start

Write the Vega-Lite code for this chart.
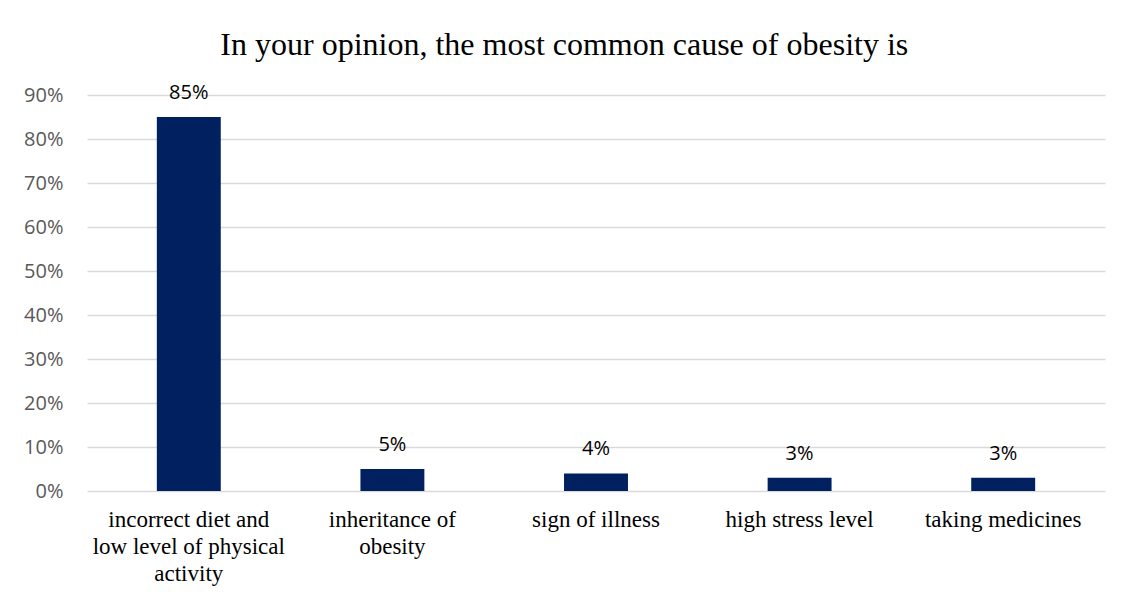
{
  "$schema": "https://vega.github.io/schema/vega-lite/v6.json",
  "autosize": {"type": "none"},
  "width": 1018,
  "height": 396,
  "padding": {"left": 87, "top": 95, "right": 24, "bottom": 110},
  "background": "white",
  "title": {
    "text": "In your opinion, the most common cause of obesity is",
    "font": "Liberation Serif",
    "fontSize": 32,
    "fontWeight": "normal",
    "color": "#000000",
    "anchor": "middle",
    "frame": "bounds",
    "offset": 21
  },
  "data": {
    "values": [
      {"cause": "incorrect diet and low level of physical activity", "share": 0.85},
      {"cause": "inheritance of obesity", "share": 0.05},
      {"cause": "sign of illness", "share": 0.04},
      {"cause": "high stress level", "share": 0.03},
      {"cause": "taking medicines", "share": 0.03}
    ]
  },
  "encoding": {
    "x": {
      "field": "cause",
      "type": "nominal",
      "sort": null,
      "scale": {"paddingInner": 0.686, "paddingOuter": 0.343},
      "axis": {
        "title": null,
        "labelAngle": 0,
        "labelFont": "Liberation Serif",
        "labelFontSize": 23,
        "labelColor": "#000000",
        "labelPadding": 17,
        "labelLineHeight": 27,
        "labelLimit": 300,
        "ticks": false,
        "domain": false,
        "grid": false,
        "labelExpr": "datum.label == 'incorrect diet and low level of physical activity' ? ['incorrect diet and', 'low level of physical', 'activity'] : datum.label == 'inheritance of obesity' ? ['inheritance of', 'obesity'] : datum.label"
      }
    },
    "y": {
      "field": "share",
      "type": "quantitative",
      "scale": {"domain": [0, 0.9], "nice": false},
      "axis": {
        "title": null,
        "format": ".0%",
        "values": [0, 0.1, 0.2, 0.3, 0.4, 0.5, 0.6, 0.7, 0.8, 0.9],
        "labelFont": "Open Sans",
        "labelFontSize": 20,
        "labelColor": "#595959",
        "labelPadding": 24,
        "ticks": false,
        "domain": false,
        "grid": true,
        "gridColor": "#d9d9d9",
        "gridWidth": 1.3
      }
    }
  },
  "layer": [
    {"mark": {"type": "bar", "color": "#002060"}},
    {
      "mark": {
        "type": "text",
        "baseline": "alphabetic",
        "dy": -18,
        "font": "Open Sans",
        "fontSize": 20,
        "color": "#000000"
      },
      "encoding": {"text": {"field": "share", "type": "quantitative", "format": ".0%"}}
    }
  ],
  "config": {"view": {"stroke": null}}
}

end

Output an exact copy of the material, with the pictures removed.

Response below —
Write the Vega-Lite code for this chart.
{
  "$schema": "https://vega.github.io/schema/vega-lite/v6.json",
  "autosize": {"type": "none"},
  "width": 1018,
  "height": 396,
  "padding": {"left": 87, "top": 95, "right": 24, "bottom": 110},
  "background": "white",
  "title": {
    "text": "In your opinion, the most common cause of obesity is",
    "font": "Liberation Serif",
    "fontSize": 32,
    "fontWeight": "normal",
    "color": "#000000",
    "anchor": "middle",
    "frame": "bounds",
    "offset": 21
  },
  "data": {
    "values": [
      {"cause": "incorrect diet and low level of physical activity", "share": 0.85},
      {"cause": "inheritance of obesity", "share": 0.05},
      {"cause": "sign of illness", "share": 0.04},
      {"cause": "high stress level", "share": 0.03},
      {"cause": "taking medicines", "share": 0.03}
    ]
  },
  "encoding": {
    "x": {
      "field": "cause",
      "type": "nominal",
      "sort": null,
      "scale": {"paddingInner": 0.686, "paddingOuter": 0.343},
      "axis": {
        "title": null,
        "labelAngle": 0,
        "labelFont": "Liberation Serif",
        "labelFontSize": 23,
        "labelColor": "#000000",
        "labelPadding": 17,
        "labelLineHeight": 27,
        "labelLimit": 300,
        "ticks": false,
        "domain": false,
        "grid": false,
        "labelExpr": "datum.label == 'incorrect diet and low level of physical activity' ? ['incorrect diet and', 'low level of physical', 'activity'] : datum.label == 'inheritance of obesity' ? ['inheritance of', 'obesity'] : datum.label"
      }
    },
    "y": {
      "field": "share",
      "type": "quantitative",
      "scale": {"domain": [0, 0.9], "nice": false},
      "axis": {
        "title": null,
        "format": ".0%",
        "values": [0, 0.1, 0.2, 0.3, 0.4, 0.5, 0.6, 0.7, 0.8, 0.9],
        "labelFont": "Open Sans",
        "labelFontSize": 20,
        "labelColor": "#595959",
        "labelPadding": 24,
        "ticks": false,
        "domain": false,
        "grid": true,
        "gridColor": "#d9d9d9",
        "gridWidth": 1.3
      }
    }
  },
  "layer": [
    {"mark": {"type": "bar", "color": "#002060"}},
    {
      "mark": {
        "type": "text",
        "baseline": "alphabetic",
        "dy": -18,
        "font": "Open Sans",
        "fontSize": 20,
        "color": "#000000"
      },
      "encoding": {"text": {"field": "share", "type": "quantitative", "format": ".0%"}}
    }
  ],
  "config": {"view": {"stroke": null}}
}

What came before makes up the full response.